今回の句会では、「(ボブ)ディラン」を詠み込んだ句(特選句)への合評が引き金となり、「引用」の問題が話題に上がりました。
「固有名詞、地名等を詠むとその言葉の喚起力やイメージに頼りすぎてしまうのではないか」という疑問の声。また、「分かる引用と分からない引用がある。鑑賞者の立場も考慮すべきであろう」との意見もありました。
恩田は、「地名、人名、文学作品等を引用するのも表現の冒険である。イメージに頼るというのならば、まさに季語がそうであり、すべてが引用ともいえる。引用の句を否定したくない。

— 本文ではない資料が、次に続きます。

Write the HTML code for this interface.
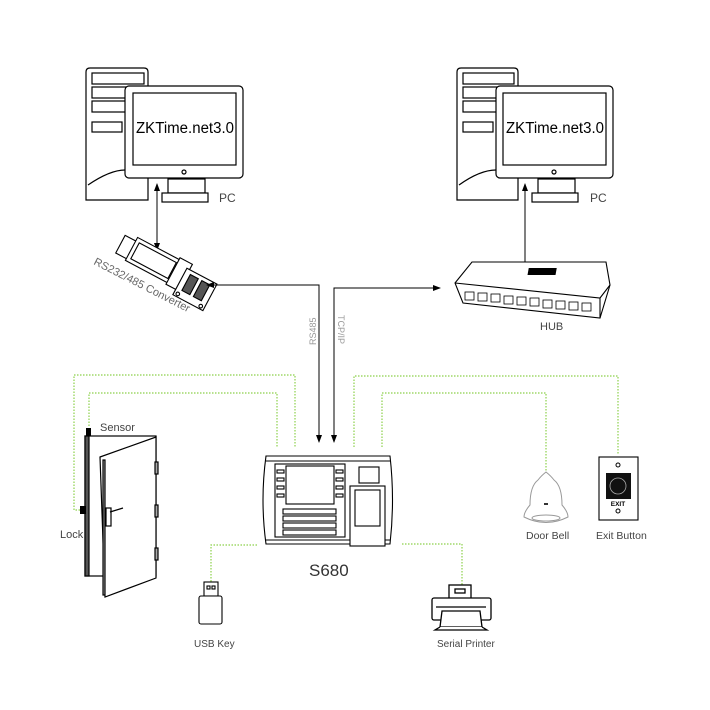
<!DOCTYPE html>
<html><head><meta charset="utf-8"><style>
html,body{margin:0;padding:0;background:#fff;}
svg{display:block;font-family:"Liberation Sans",sans-serif;}
</style></head><body>
<svg width="710" height="710" viewBox="0 0 710 710" xmlns="http://www.w3.org/2000/svg">
<defs>
<marker id="ah" markerWidth="8" markerHeight="8" refX="7" refY="4" orient="auto" markerUnits="userSpaceOnUse">
<path d="M0,1 L8,4 L0,7 z" fill="#000"/></marker>
<marker id="as" markerWidth="8" markerHeight="8" refX="1" refY="4" orient="auto" markerUnits="userSpaceOnUse">
<path d="M8,1 L0,4 L8,7 z" fill="#000"/></marker>
</defs>
<rect width="710" height="710" fill="#fff"/>

<!-- Left PC -->
<g stroke="#000" fill="#fff" stroke-width="1.2">
<path d="M86,200 L86,72 Q86,68 90,68 L144,68 Q148,68 148,72 L148,200 Z"/>
<rect x="92" y="73" width="52" height="11"/><rect x="92" y="87" width="52" height="11"/><rect x="92" y="101" width="52" height="11"/><rect x="92" y="122" width="30" height="10"/>
<path d="M88,185 Q110,170 125,170" fill="none"/>
<rect x="125" y="86" width="118" height="92" rx="4"/>
<rect x="133" y="93" width="103" height="72"/>
<circle cx="184" cy="172" r="2"/>
<rect x="168" y="179" width="37" height="14"/>
<rect x="162" y="193" width="46" height="9"/>
</g>
<text x="136" y="133" font-size="15.5" textLength="98" lengthAdjust="spacingAndGlyphs">ZKTime.net3.0</text>
<text x="219" y="202" font-size="12" fill="#444">PC</text>

<!-- Right PC -->
<g stroke="#000" fill="#fff" stroke-width="1.2">
<path d="M457,200 L457,72 Q457,68 461,68 L514,68 Q518,68 518,72 L518,200 Z"/>
<rect x="463" y="73" width="51" height="11"/><rect x="463" y="87" width="51" height="11"/><rect x="463" y="101" width="51" height="11"/><rect x="463" y="122" width="30" height="10"/>
<path d="M459,185 Q480,170 496,170" fill="none"/>
<rect x="496" y="86" width="117" height="92" rx="4"/>
<rect x="503" y="93" width="103" height="72"/>
<circle cx="554" cy="172" r="2"/>
<rect x="538" y="179" width="37" height="14"/>
<rect x="532" y="193" width="46" height="9"/>
</g>
<text x="506" y="133" font-size="15.5" textLength="98" lengthAdjust="spacingAndGlyphs">ZKTime.net3.0</text>
<text x="590" y="202" font-size="12" fill="#444">PC</text>

<!-- arrows PC -->
<line x1="157" y1="184" x2="157" y2="250" stroke="#000" stroke-width="1" marker-start="url(#as)" marker-end="url(#ah)"/>
<line x1="525" y1="184" x2="525" y2="288" stroke="#000" stroke-width="1" marker-start="url(#as)" marker-end="url(#ah)"/>

<!-- Converter -->
<g stroke="#000" fill="#fff" stroke-width="1.1" transform="rotate(28 160 272)">
<rect x="112" y="256" width="14" height="20"/>
<rect x="124" y="252" width="50" height="26"/>
<rect x="128" y="256" width="42" height="18"/>
<rect x="171" y="250" width="14" height="30"/>
<rect x="182" y="256" width="34" height="30"/>
<rect x="188" y="260" width="9" height="18" fill="#555"/>
<rect x="201" y="260" width="9" height="18" fill="#555"/>
<circle cx="186" cy="283" r="1.8"/><circle cx="212" cy="283" r="1.8"/>
</g>
<text transform="translate(93,264) rotate(27)" font-size="11" fill="#666">RS232/485 Converter</text>

<!-- HUB -->
<g stroke="#000" fill="#fff" stroke-width="1.1">
<path d="M455,283 L472,262 L606,262 L610,285 L600,318 L463,303 Z"/>
<path d="M455,283 L600,298 L610,285" fill="none"/>
<path d="M600,298 L600,318" fill="none"/>
</g>
<g fill="#000">
<rect x="528" y="268" width="28" height="7" transform="skewX(-10) translate(48,0)"/>
</g>
<g stroke="#000" fill="#fff" stroke-width="0.8">
<rect x="465" y="292" width="9" height="8"/><rect x="478" y="293" width="9" height="8"/><rect x="491" y="294" width="9" height="8"/><rect x="504" y="296" width="9" height="8"/><rect x="517" y="297" width="9" height="8"/><rect x="530" y="298" width="9" height="8"/><rect x="543" y="300" width="9" height="8"/><rect x="556" y="301" width="9" height="8"/><rect x="569" y="302" width="9" height="8"/><rect x="582" y="303" width="9" height="8"/>
</g>
<text x="540" y="330" font-size="11" fill="#444">HUB</text>

<!-- RS485 / TCPIP lines -->
<polyline points="207,285 319,285 319,442" fill="none" stroke="#000" stroke-width="1" marker-end="url(#ah)"/>
<line x1="319" y1="285" x2="207" y2="285" stroke="#000" stroke-width="1" marker-end="url(#ah)"/>
<polyline points="334,442 334,288 440,288" fill="none" stroke="#000" stroke-width="1" marker-end="url(#ah)"/>
<line x1="334" y1="300" x2="334" y2="442" stroke="#000" stroke-width="1" marker-end="url(#ah)"/>
<text transform="translate(316,345) rotate(-90)" font-size="9" fill="#999">RS485</text>
<text transform="translate(338,315) rotate(90)" font-size="9" fill="#999">TCP/IP</text>

<!-- green dotted -->
<g fill="none" stroke="#8cd04a" stroke-width="1.2" stroke-dasharray="1.5,1.5">
<polyline points="80,510 74,510 74,375 295,375 295,448"/>
<polyline points="89,426 89,393 277,393 277,447"/>
<polyline points="354,447 354,376 618,376 618,455"/>
<polyline points="382,447 382,393 546,393 546,472"/>
<polyline points="402,544 462,544 462,585"/>
<polyline points="257,545 211,545 211,585"/>
</g>

<!-- S680 -->
<g stroke="#000" fill="#fff" stroke-width="1.1">
<path d="M266,456 L390,456 Q395,500 390,544 L266,544 Q260,500 266,456 Z"/>
<line x1="266" y1="461" x2="390" y2="461"/>
<line x1="266" y1="540" x2="390" y2="540"/>
<rect x="275" y="464" width="70" height="73"/>
<rect x="286" y="466" width="48" height="38"/>
<rect x="277" y="470" width="7" height="3"/><rect x="277" y="478" width="7" height="3"/><rect x="277" y="486" width="7" height="3"/><rect x="277" y="494" width="7" height="3"/>
<rect x="336" y="470" width="7" height="3"/><rect x="336" y="478" width="7" height="3"/><rect x="336" y="486" width="7" height="3"/><rect x="336" y="494" width="7" height="3"/>
<rect x="283" y="509" width="53" height="5"/><rect x="283" y="516" width="53" height="5"/><rect x="283" y="523" width="53" height="5"/><rect x="283" y="530" width="53" height="5"/>
<rect x="359" y="467" width="20" height="16"/>
<rect x="350" y="486" width="35" height="60"/>
<rect x="355" y="490" width="25" height="36"/>
</g>
<text x="309" y="576" font-size="17" fill="#333">S680</text>

<!-- Door -->
<g stroke="#000" stroke-width="1.2" fill="#fff">
<rect x="85" y="436" width="71" height="140"/>
<rect x="85" y="436" width="4" height="140" fill="#555"/>
<path d="M100,457 L156,437 L156,578 L105,597 Z"/>
<rect x="103" y="460" width="2" height="135" fill="#aaa"/>
<rect x="155" y="462" width="3" height="12" fill="#aaa"/><rect x="155" y="505" width="3" height="12" fill="#aaa"/><rect x="155" y="548" width="3" height="12" fill="#aaa"/>
<rect x="106" y="508" width="5" height="18"/>
<line x1="110" y1="512" x2="123" y2="508"/>
</g>
<rect x="86" y="428" width="5" height="8" fill="#000"/>
<rect x="80" y="506" width="6" height="8" fill="#000"/>
<text x="100" y="431" font-size="11" fill="#444">Sensor</text>
<text x="60" y="538" font-size="11" fill="#444">Lock</text>

<!-- USB -->
<g stroke="#000" stroke-width="1.1" fill="#fff">
<rect x="204" y="582" width="14" height="14"/>
<rect x="199" y="596" width="23" height="28" rx="2"/>
<rect x="207" y="586" width="3" height="3"/><rect x="212" y="586" width="3" height="3"/>
</g>
<text x="194" y="647" font-size="10" fill="#444">USB Key</text>

<!-- Printer -->
<g stroke="#000" stroke-width="1.3" fill="#fff">
<rect x="449" y="585" width="22" height="14"/>
<rect x="455" y="589" width="10" height="4"/>
<rect x="432" y="598" width="59" height="22" rx="2"/>
<line x1="436" y1="607" x2="486" y2="607"/>
<path d="M442,611 L480,611 L482,627 L440,627 Z"/>
<path d="M440,627 L435,630 L487,630 L482,627"/>
</g>
<text x="437" y="647" font-size="10" fill="#444">Serial Printer</text>

<!-- Door bell -->
<g stroke="#999" stroke-width="1" fill="#fff">
<path d="M546,472 Q541,476 538,480 Q530,486 530,505 Q524,512 524,517 Q546,528 568,517 Q568,512 562,505 Q562,486 554,480 Q551,476 546,472 Z"/>
<ellipse cx="546" cy="518" rx="14" ry="3"/>
</g>
<rect x="544" y="503" width="4" height="2" fill="#333"/>
<text x="526" y="539" font-size="10.5" fill="#444">Door Bell</text>

<!-- Exit button -->
<rect x="599" y="457" width="39" height="63" fill="#fff" stroke="#000" stroke-width="1.1"/>
<circle cx="618" cy="465" r="2" fill="none" stroke="#000"/>
<rect x="606" y="473" width="25" height="26" fill="#111"/>
<circle cx="618" cy="486" r="8" fill="none" stroke="#aaa" stroke-width="0.8"/>
<text x="618" y="506" font-size="6.5" font-weight="bold" text-anchor="middle">EXIT</text>
<circle cx="618" cy="511" r="2" fill="none" stroke="#000"/>
<text x="596" y="539" font-size="10.5" fill="#444">Exit Button</text>
</svg>
</body></html>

可能性が広がる」と持論を述べました。
 
 
[後記]
 「引用」をめぐる議論が白熱しました。引用した言葉に、思ってもみなかった角度から光を当て、新たないのちが蘇るような句を詠みたいなあ、と皆さんの発言を筆記しながら考えておりました。
次回の兼題は「春を待つ(待春)」「寒晴」です。(山本正幸)

kareno

特選
ディラン問ふ
「Howdoyoufeel」と枯野道                                           萩倉誠

 子どもの頃、ディランやビートルズの歌声は容赦なく耳に入った。団塊の世代は熱狂し、級友たちもコーラと同じように親しんでいた。あれから半世紀。
1965年ディランのヒットシングル「Like a Rolling Stone 」の歌詞を中七に引用し、日本語訳をルビとした異色作である。あの頃、深い気持ちや思想哲学はカッコ悪かった。フィーリングがすべてだった。時代は老い、高度経済成長の右肩上がりの日本は、少子高齢社会となった。
「どんな気分?だれにも知られず転がり落ちてゆく石は」が本歌と知れば、句意はいよいよ深い。青春前期だった作者は、いまディランより少し遅れて古稀に近づいた。作者は両親の墓参りに富士山の裾野の大野原を通ったそうな。枯野のむこうにこの世を転がってゆく石のイメージがある。地平線に仄みえる死の幻影は、「feel」という措辞によってあかるく軽くなる。現実感の希薄さは枯野をあてもなくただよう。
「作者が誰かに質問される句はみたことがない」という意見が合評で出た。そう、そこに新しみがある。不変のディランの歌詞。一変した作者と時代。枯野道には長い時がふり積もる。
俳句技法に熟達した人が「と」が気になるという意見を述べた。

「Howdoyoufeel」

ディランの問へる枯野道

ルーチン通りならこう添削するが、原句の味は死んでしまう。座五の「と」のイージーさが、フィーリングの時代を生きて来た寄る辺なさに合っている。それを感じていたい。